The criticism in some senses misses the point: robots already do much of the heavy lifting in factories around Japan, displacing thousands of workers. With 360,000 of the world’s million industrial robots, Japan dominates the global market, which will be worth nearly 3 trillion yen (about £25bn) by the end of this decade, predicts the Japan Robot Association.

Japan’s engineers, however, are increasingly finding more uses for robots outside the factory floor, as so-called people-pleasers, and “welfare” robots. HAL, a bionic suit developed by Japanese company Cyberdyne, for example, received its global safety certificate in 2013, clearing the way for a worldwide marketing campaign.


The Hybrid Assistive Limb is a mechanical exoskeleton that boosts the strength of the wearer. In promotion videos, HAL-wearing pensioners rise Lazarus-like from wheelchairs for a stroll.

“Outside Japan robots are often depicted as villains,” says HAL inventor Yoshiyuki Sankai, who was inspired to build it after seeing paralysed hospital patients. “But to us they are friends.”

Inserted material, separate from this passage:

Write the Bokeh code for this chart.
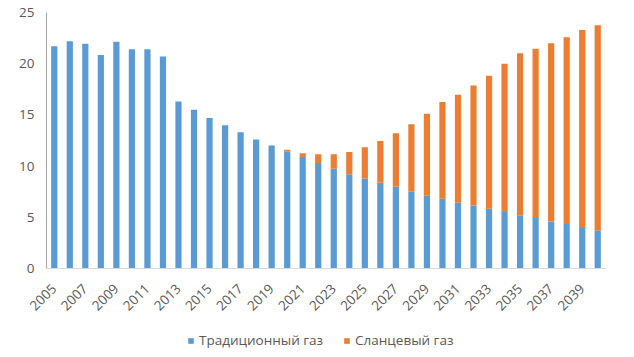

HAL is already in action at about 170 retirement homes and hospitals around Japan but its hefty annual leasing cost – about 1.8 million yen (£10,400) – will keep it out of the hands of ordinary pensioners for now. Riken Research Institute is trialling a mechanical care giver: a robot that lifts elderly patients off a futon and into a wheelchair or bath.

Development of robot assistants is being driven partly by Japan’s aging population. Human care-givers are in short supply and Japan has mostly shunned the solution found in other advanced countries: imported labour.

Japan’s Robot Policy Committee, under the auspices of the Ministry of Economy, Trade and Industry, helps promote the evolution of robots from industrial use to “consumer types”. Eventually, the aim is to commercialise them and sell them abroad.

There is another distinct thread running through Japan’s robot culture – their closeness to humans. Unlike many fictional robots in Western culture, robots in Japanese “manga” novels and movies are largely benign. One of Japan’s most famous fictional robots, Astro Boy, is run on nuclear power, helping to transform its image in the 1950s.

Masayoshi Son says he was inspired to create Pepper partly by spending his childhood watching Astro Boy cartoons. “Astro Boy was not able to experience feelings such as pain, sadness and happiness,” he said. “I thought it would be nice if robots and computers could figure out such feelings.”